A team of researchers released Long-Horizon Terminal-Bench, a 46-task suite built to measure whether AI agents can hold together hundreds of terminal commands without losing the thread. The results, posted to the project’s GitHub repository alongside an arXiv paper led by Zongxia Li and twelve co-authors, mark a July 2026 snapshot of a leaderboard the researchers say is nowhere close to solved. That gap matters because most agent evals in circulation still grade a single completed file, not a multi-hour job.

The benchmark’s grading method is the more consequential design choice. Rather than trusting an agent’s own account of its progress, hidden verifiers tear down and reconstruct each task’s final output to check whether it actually works, across categories from puzzle games and reverse engineering to earth-systems modeling and legal-workflow simulation.

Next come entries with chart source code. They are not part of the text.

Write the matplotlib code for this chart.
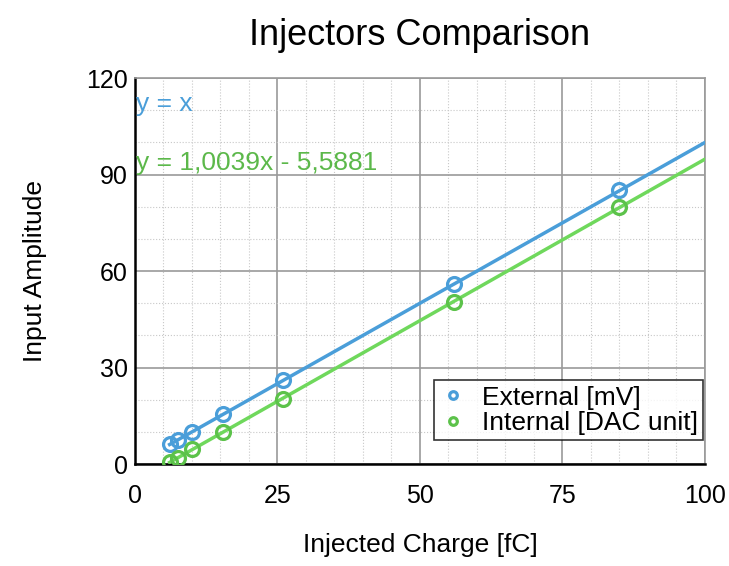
import numpy as np
import matplotlib.pyplot as plt
from matplotlib.ticker import MultipleLocator

plt.rcParams['font.family'] = ['Liberation Sans', 'DejaVu Sans']

# Injected charge [fC] for each measurement
charge = [6.1, 7.5, 10.0, 15.5, 26.0, 56.0, 85.0]
# External injector amplitude [mV]
external = [6.3, 7.6, 10.1, 15.6, 26.0, 56.0, 85.3]
# Internal injector amplitude [DAC unit]
internal = [0.7, 2.0, 4.6, 9.9, 20.3, 50.5, 79.9]

# linear fits shown on the chart
fit_ext = (1.0, 0.0)
fit_int = (1.0039, -5.5881)

blue = '#4a9ed9'
green = '#6fd85c'

fig = plt.figure(figsize=(7.29, 5.66), dpi=100)
ax = fig.add_axes([0.185, 0.18, 0.782, 0.682])

xs = np.array([charge[0], 100])
ax.plot(xs, fit_ext[0] * xs + fit_ext[1], color=blue, lw=2.5, zorder=3)
ax.plot(xs, fit_int[0] * xs + fit_int[1], color=green, lw=2.5, zorder=3)

ax.plot(charge, external, 'o', ms=10, mfc='none', mec=blue, mew=2.3, zorder=4,
        label='External [mV]')
ax.plot(charge, internal, 'o', ms=10, mfc='none', mec='#5cc24a', mew=2.3, zorder=4,
        label='Internal [DAC unit]')

ax.set_xlim(0, 100)
ax.set_ylim(0, 120)
ax.xaxis.set_major_locator(MultipleLocator(25))
ax.yaxis.set_major_locator(MultipleLocator(30))
ax.xaxis.set_minor_locator(MultipleLocator(5))
ax.yaxis.set_minor_locator(MultipleLocator(10))
ax.grid(which='major', color='#9a9a9a', lw=1.2)
ax.grid(which='minor', color='#c8c8c8', lw=0.8, ls=':')
ax.set_axisbelow(True)
ax.tick_params(which='both', length=0, labelsize=18)
ax.tick_params(axis='x', pad=14)
ax.tick_params(axis='y', pad=5)

for s in ['top', 'right']:
    ax.spines[s].set_color('#9a9a9a')
    ax.spines[s].set_linewidth(1.2)
for s in ['left', 'bottom']:
    ax.spines[s].set_color('black')
    ax.spines[s].set_linewidth(1.8)

ax.set_title('Injectors Comparison', fontsize=26, pad=24)
ax.set_xlabel('Injected Charge [fC]', fontsize=19, labelpad=18)
ax.set_ylabel('Input Amplitude', fontsize=19, labelpad=28)

ax.text(0.2, 112, 'y = x', color=blue, fontsize=19, va='center')
ax.text(0.2, 93.5, 'y = 1,0039x - 5,5881', color='#5cb84a', fontsize=19, va='center')

leg = ax.legend(loc='lower right', bbox_to_anchor=(0.997, 0.062), fontsize=19,
                frameon=True, fancybox=False, edgecolor='black', markerscale=0.55,
                handlelength=1.0, handletextpad=0.6, borderpad=0.2, labelspacing=0.05,
                borderaxespad=0.0)
leg.get_frame().set_linewidth(1.2)

fig.savefig('out.png', dpi=100)
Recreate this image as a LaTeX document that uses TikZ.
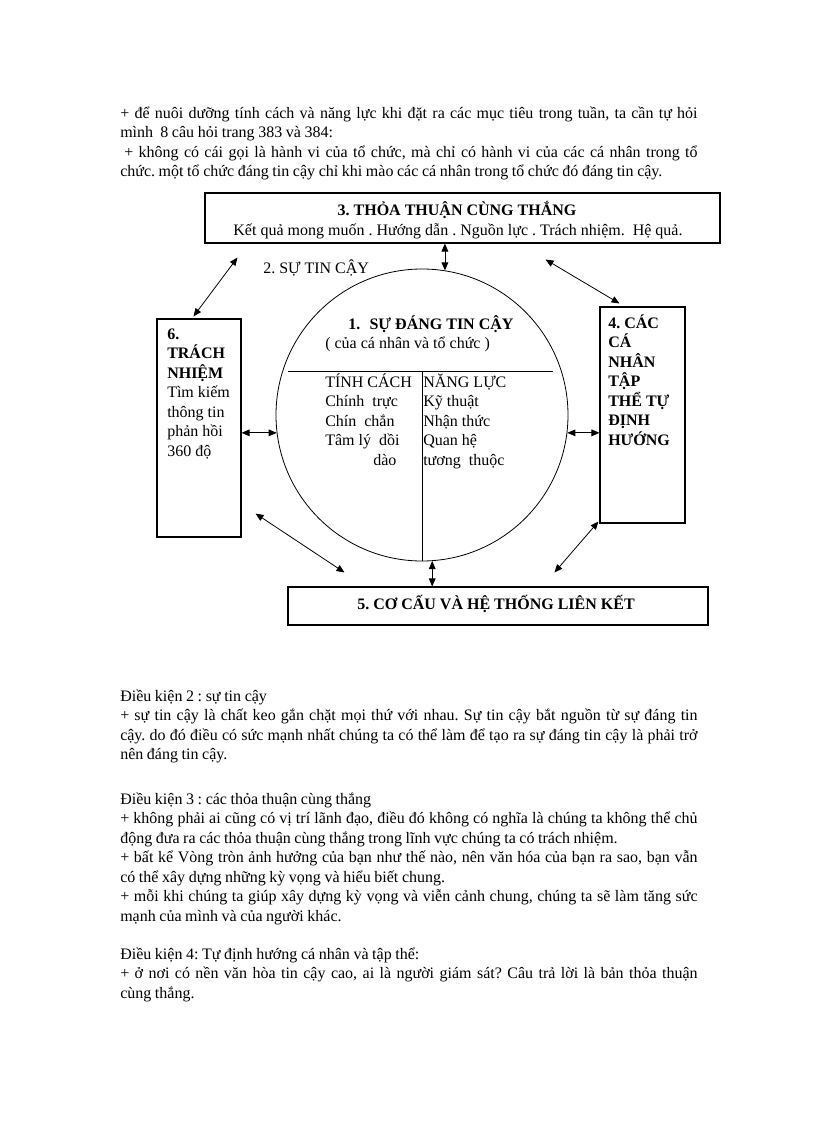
\documentclass[tikz,border=0pt]{standalone}
\usepackage{fontspec}
\setmainfont{Liberation Serif}
\usetikzlibrary{arrows.meta,fit,calc}
\setlength{\parindent}{0pt}
\newcommand{\jline}[1]{\makebox[433pt][s]{#1}}
\newcommand{\tops}{\rule{0pt}{12pt}}
\newcommand{\tightsp}{\spaceskip=2.7pt plus 4pt minus 0.5pt\relax\xspaceskip=\spaceskip}
\newcommand{\bodyfont}{\fontsize{12}{14.6}\selectfont\lineskiplimit=-20pt\frenchspacing}
\tikzset{
  box/.style={draw, line width=0.8pt, inner sep=0pt},
  link/.style={{Triangle[width=5pt,length=6pt]}-{Triangle[width=5pt,length=6pt]}, line width=0.6pt},
  txt/.style={inner sep=0pt, font=\bodyfont},
  stack/.style={txt, anchor=north west, align=left},
  bstack/.style={stack, font=\bodyfont\bfseries},
  para/.style={txt, anchor=north west, text width=433pt, align=left}
}
\begin{document}
\begin{tikzpicture}[x=0.75pt,y=-0.75pt]
\path[use as bounding box, fill=white] (0,0) rectangle (816,1123);

\node[para] (intro) at (120,102) {\tightsp\tops\jline{+ để nuôi dưỡng tính cách và năng lực khi đặt ra các mục tiêu trong tuần, ta cần tự hỏi}\\
\mbox{mình\ \ 8 câu hỏi trang 383 và 384:}\\
\jline{\hspace*{3pt}+ không có cái gọi là hành vi của tổ chức, mà chỉ có hành vi của các cá nhân trong tổ}\\
\mbox{chức. một tổ chức đáng tin cậy chỉ khi mào các cá nhân trong tổ chức đó đáng tin cậy.}};

\node[box, fit={(205,193) (720,243)}] (agree) {};
\node[txt, anchor=base] (agreet) at (457,216) {\textbf{3. THỎA THUẬN CÙNG THẮNG}};
\node[txt, anchor=base] (agrees) at (458,235) {Kết quả mong muốn . Hướng dẫn . Nguồn lực . Trách nhiệm.\ \ Hệ quả.};

\node[txt, anchor=base west] (trust) at (263,273) {2. SỰ TIN CẬY};
\node[circle, draw, line width=0.6pt, minimum size=219pt, inner sep=0pt] (core) at (422,415) {};
\draw[line width=0.6pt] (288,371) -- (553,371);
\draw[line width=0.6pt] (core.south |- 0,371) -- (core.south);
\node[txt, anchor=base west] (coret) at (348,329) {\textbf{1.\hspace{7pt}SỰ ĐÁNG TIN CẬY}};
\node[txt, anchor=base west] (cores) at (325,348) {( của cá nhân và tổ chức )};
\node[stack] (charc) at (325,371) {\tops TÍNH CÁCH\\Chính\ \ trực\\Chín\ \ chắn\\Tâm lý\ \ dồi\\\hspace*{36pt}dào};
\node[stack] (compc) at (423,371) {\tops NĂNG LỰC\\Kỹ thuật\\Nhận thức\\Quan hệ\\tương\ \ thuộc};

\node[box, fit={(157,319) (241,537)}] (resp) {};
\node[stack] (respt) at (167,323) {\tops\textbf{6.}\\\textbf{TRÁCH}\\\textbf{NHIỆM}\\Tìm kiếm\\thông tin\\phản hồi\\360 độ};

\node[box, fit={(600,307) (685,523)}] (self) {};
\node[bstack] (selft) at (608,312) {\tops 4. CÁC\\CÁ\\NHÂN\\TẬP\\THỂ TỰ\\ĐỊNH\\HƯỚNG};

\node[box, fit={(288,587) (708,625)}] (struct) {};
\node[txt, anchor=base] (structt) at (496,609) {\textbf{5. CƠ CẤU VÀ HỆ THỐNG LIÊN KẾT}};

\draw[link] (core.81) -- (core.81 |- agree.south);
\draw[link] ($(agree.south west)+(33,14)$) -- ($(resp.north west)+(37,-2)$);
\draw[link] ($(agree.south east)+(-175,16)$) -- ($(self.north west)+(20,-3)$);
\draw[link] (core.187 -| resp.east) -- (core.187);
\draw[link] (core.353) -- (core.353 -| self.west);
\draw[link] ($(resp.south east)+(14,-24)$) -- ($(struct.north west)+(57,-14)$);
\draw[link] ($(self.south west)+(-1,-2)$) -- ($(struct.north west)+(267,-14)$);
\draw[link] (core.274) -- (core.274 |- struct.north);

\node[para] (cond2) at (120,685) {\tightsp\tops Điều kiện 2 : sự tin cậy\\
\jline{+ sự tin cậy là chất keo gắn chặt mọi thứ với nhau. Sự tin cậy bắt nguồn từ sự đáng tin}\\
\jline{cậy. do đó điều có sức mạnh nhất chúng ta có thể làm để tạo ra sự đáng tin cậy là phải trở}\\
nên đáng tin cậy.};

\node[para] (cond3) at (120,788) {\tightsp\tops Điều kiện 3 : các thỏa thuận cùng thắng\\
\jline{+ không phải ai cũng có vị trí lãnh đạo, điều đó không có nghĩa là chúng ta không thể chủ}\\
\mbox{động đưa ra các thỏa thuận cùng thắng trong lĩnh vực chúng ta có trách nhiệm.}\\
\jline{+ bất kể Vòng tròn ảnh hưởng của bạn như thế nào, nên văn hóa của bạn ra sao, bạn vẫn}\\
có thể xây dựng những kỳ vọng và hiểu biết chung.\\
\jline{+ mỗi khi chúng ta giúp xây dựng kỳ vọng và viễn cảnh chung, chúng ta sẽ làm tăng sức}\\
mạnh của mình và của người khác.};

\node[para] (cond4) at (120,943) {\tightsp\tops Điều kiện 4: Tự định hướng cá nhân và tập thể:\\
\jline{+ ở nơi có nền văn hòa tin cậy cao, ai là người giám sát? Câu trả lời là bản thỏa thuận}\\
cùng thắng.};
\end{tikzpicture}
\end{document}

Twenty-one frontier models ran through one identical Terminus-2 harness, each given 90 minutes per task. Grok 4.5, from xAI, topped the table with a mean reward of 0.505 and solved 13 of 46 tasks outright. Claude Sonnet 5 and Claude Opus 4.8, both from Anthropic, followed at 0.497 and 0.492. Claude Fable 5, also Anthropic, scored 0.487 and solved 12 tasks, and GPT-5.6-sol, from OpenAI, rounded out the top five at 0.451. Every model tested landed below a mean reward of 0.51.

The suite itself resisted nearly every entrant. Researchers found that 29 of the 46 tasks were never completed by any of the 21 models, and only 17 were solved by even one. Across every model-task pairing, roughly 55 percent of runs scored below a quarter of the maximum reward, meaning many attempts stalled, looped, or were abandoned well short of the deadline.

Price and capability did not move together, which is the finding operators should sit with longest. Grok 4.5 posted the top score at an estimated $11.19 per task, while Claude Fable 5, the priciest model in the field at $73.11 per task, still finished behind it. MiniMax M3, at $6.13 per task, and Tencent’s Hy3, at $2.47 per task, scored competitively against models charging five to ten times as much. A model’s list price is not a reliable proxy for whether it can survive a long agentic job.

The design also draws a sharp line against the benchmarks vendors tend to cite in launch posts. Terminal-Bench 2.0, which this suite is built to complement, and most coding evals still stop once an agent produces one artifact. Long-running enterprise work, a migration, an audit, a multi-step research task, looks nothing like that setup, and this benchmark’s rebuild-based verification closes a gap that self-reported completion has left open since agentic coding tools first became commercial products.

Operators evaluating agents for anything longer than a single session should treat vendor benchmark scores as a weak predictor of long-horizon reliability, and should budget accordingly: even the current leader still fails at roughly 87 percent of these stateful tasks, and the top four models span a nearly sevenfold difference in per-task cost with only five points of reward separating them.

Per the Long-Horizon Terminal-Bench GitHub repository and its accompanying research paper, published July 14, 2026.